Was ich euch nicht erzählte (Celeste Ng)
Es ist der Morgen des 3. Mai 1977 und die sechzehnjährige Lydia Lee kommt nicht zum Frühstück. Ungeduldig warten ihre Eltern James und Marilyn, sowie die beiden Geschwister Nathan und Hannah auf die Teenagerin, doch als Marilyn nach Lydia sieht, ist ihr Zimmer leer, das Bett unberührt. Lydia ist verschwunden. Nach einer intensiven Suche hat die Familie bald die traurige Gewissheit: Lydia ist tot. Ihre Leiche trieb auf dem Grund des nahegelegen Sees. Doch wie konnte dieses tragische Unglück passieren? Hat jemand Lydia hinaus gelockt und ermordet? War es Selbstmord, wie die Polizei vermutet? Aber Selbstmord? Das können sich Marylin und James nicht vorstellen, wo Lydia doch so gut in der Schule, so vielseitig interessiert war. Sie hatte doch so viele Freunde, war von den Mitschülern trotz ihrer chinesischen Herkunft in deren Mitte aufgenommen worden und hatte im Gegensatz zu James, ihrem Vater, nie Erfahrungen mit Rassismus machen müssen, jedenfalls hatte sie davon nie erzählt. Während Marilyn und James versuchen zu verstehen, was am Tag von Lydias Tod geschehen ist, verfolgt Nath eine eigene Spur. Für ihn ist klar, dass Jack, der Nachbar der Lees etwas mit Lydias Tod zu tun haben muss, immerhin hatte Lydia den ganzen Frühling mit ihm verbracht…

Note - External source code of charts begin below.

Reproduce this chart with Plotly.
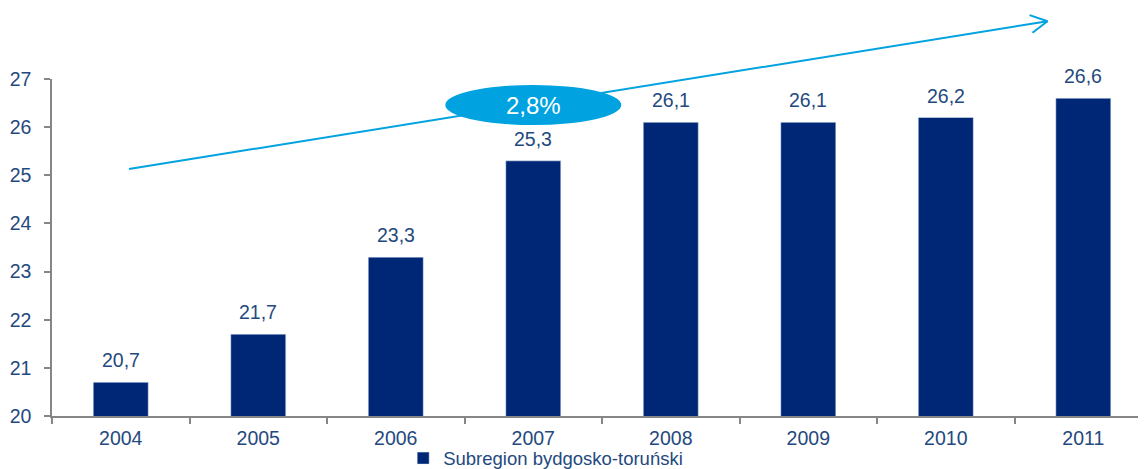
import plotly.graph_objects as go
import math

years = ["2004", "2005", "2006", "2007", "2008", "2009", "2010", "2011"]
values = [20.7, 21.7, 23.3, 25.3, 26.1, 26.1, 26.2, 26.6]
series_name = "Subregion bydgosko-toruński"
growth_label = "2,8%"

BAR = "#002776"
TXT = "#24497E"
CYAN = "#00A3E0"
AX = "#868686"
FONT = "Liberation Sans, Arial"
FS = 19.5

OFF = 8                      # page body margin of the browser
WIN_W, WIN_H = 1146, 469
W, H = WIN_W - OFF, WIN_H - OFF
# plot area in window pixels
PL, PR, PT, PB = 52, 1146, 79, 416
ML, MR, MT, MB = PL - OFF, WIN_W - PR, PT - OFF, WIN_H - PB
YMIN, YMAX = 20, 27
XMAX = 7.456
PW, PH = PR - PL, PB - PT

def px_x(i):
    return PL + (i + 0.5) / (XMAX + 0.5) * PW

def px_y(v):
    return PT + (YMAX - v) / (YMAX - YMIN) * PH

def paper(xp, yp):
    return (xp - PL) / PW, (PB - yp) / PH

fig = go.Figure()
fig.add_trace(go.Bar(
    x=years, y=values, name=series_name, marker_color=BAR, width=0.4,
))

ann = []
for i, v in enumerate(values):
    ann.append(dict(x=i, y=v, xref="x", yref="y", text=f"{v:.1f}".replace(".", ","),
                    showarrow=False, yanchor="bottom", yshift=9,
                    font=dict(size=FS, color=TXT, family=FONT)))

# trend arrow (in data units: category index, value)
a_start = (0.06, 25.13)
a_end = (6.74, 28.20)
x0p, y0p = px_x(a_start[0]), px_y(a_start[1])
x1p, y1p = px_x(a_end[0]), px_y(a_end[1])
ang = math.atan2(y1p - y0p, x1p - x0p)
shapes = []
sx0, sy0 = paper(x0p, y0p)
sx1, sy1 = paper(x1p, y1p)
shapes.append(dict(type="line", xref="paper", yref="paper", x0=sx0, y0=sy0, x1=sx1, y1=sy1,
                   line=dict(color=CYAN, width=2)))
for da in (math.radians(28), -math.radians(28)):
    ex = x1p - 19 * math.cos(ang + da)
    ey = y1p - 19 * math.sin(ang + da)
    px0, py0 = paper(ex, ey)
    shapes.append(dict(type="line", xref="paper", yref="paper", x0=px0, y0=py0, x1=sx1, y1=sy1,
                       line=dict(color=CYAN, width=2)))

# growth ellipse
ec, ev = 3.0, 26.46
shapes.append(dict(type="circle", xref="x", yref="y", x0=ec - 0.64, x1=ec + 0.64,
                   y0=ev - 0.415, y1=ev + 0.415, fillcolor=CYAN, line=dict(width=0)))
ann.append(dict(x=ec, y=ev, xref="x", yref="y", text=growth_label, showarrow=False,
                font=dict(size=24, color="white", family=FONT)))

fig.update_layout(
    width=W, height=H,
    margin=dict(l=ML, r=MR, t=MT, b=MB, pad=0, autoexpand=False),
    paper_bgcolor="white", plot_bgcolor="white",
    font=dict(family=FONT, size=FS, color=TXT),
    separators=", ",
    shapes=shapes, annotations=ann,
    showlegend=True,
    legend=dict(orientation="h", x=0.321, y=-0.07, xanchor="left", yanchor="top",
                font=dict(size=18.5, color=TXT), bgcolor="rgba(0,0,0,0)", itemwidth=30,
                tracegroupgap=0),
    bargap=0.6,
)
fig.update_xaxes(
    type="category", range=[-0.5, XMAX], showgrid=False, showline=True, linecolor=AX,
    linewidth=1.5, ticks="outside", tickson="boundaries", ticklen=6, tickcolor=AX,
    tickwidth=1.5, tickfont=dict(size=FS, color=TXT), fixedrange=True, automargin=False,
    ticklabelstandoff=4,
)
fig.update_yaxes(
    range=[YMIN, YMAX], dtick=1, showgrid=False, showline=True, linecolor=AX, linewidth=1.5,
    ticks="outside", ticklen=6, tickcolor=AX, tickwidth=1.5, zeroline=False,
    tickfont=dict(size=FS, color=TXT), ticklabelstandoff=9, automargin=False,
)
fig.write_html("out.html")
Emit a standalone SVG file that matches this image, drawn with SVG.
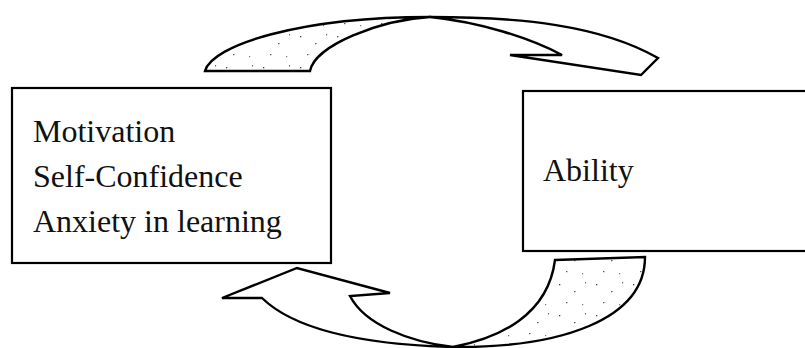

In meinen Augen ist Was ich euch nicht erzählte ein absolut bewegender, spannender und sehr vielschichtiger Roman. Ich habe das Buch in wenigen Stunden verschlungen, weil ich unbedingt weiterlesen musste und erfahren wollte, was oder wer hinter Lydias Tod steckt. Celeste Ng hat eine einzigartige Gabe dafür komplexe familiäre Strukturen authentisch darzustellen und allen Figuren einen nachvollziehbaren, interessanten Hintergrund zu geben, was mir auch schon bei „Kleine Feuer überall“ sehr gefallen hat. Hinzu kommt ihr sehr gefühlvoller und detailverliebter Schreibstil, der einen als Leser mitten ins Geschehen eintauchen lässt und eine Verbindung zu den Figuren möglich macht. Zum Glück habe ich bisher selber keine Berührungen mit Rassismus machen müssen, kann mir aber vorstellen, dass die Erfahrungen der Figuren mit dem ständigen Alltagsrassismus, glaubwürdig dargestellt wurden. Dass dieses leider stets aktuelle Thema Einzug in den Roman fand, hat mir gut gefallen und mich sehr nachdenklich gestimmt. Die Mischung aus Spannungs- und Familiengeschichte hat mich total abgeholt und sehr berührt, so, dass ich euch Was ich euch nicht erzählte absolut ans Herz legen kann.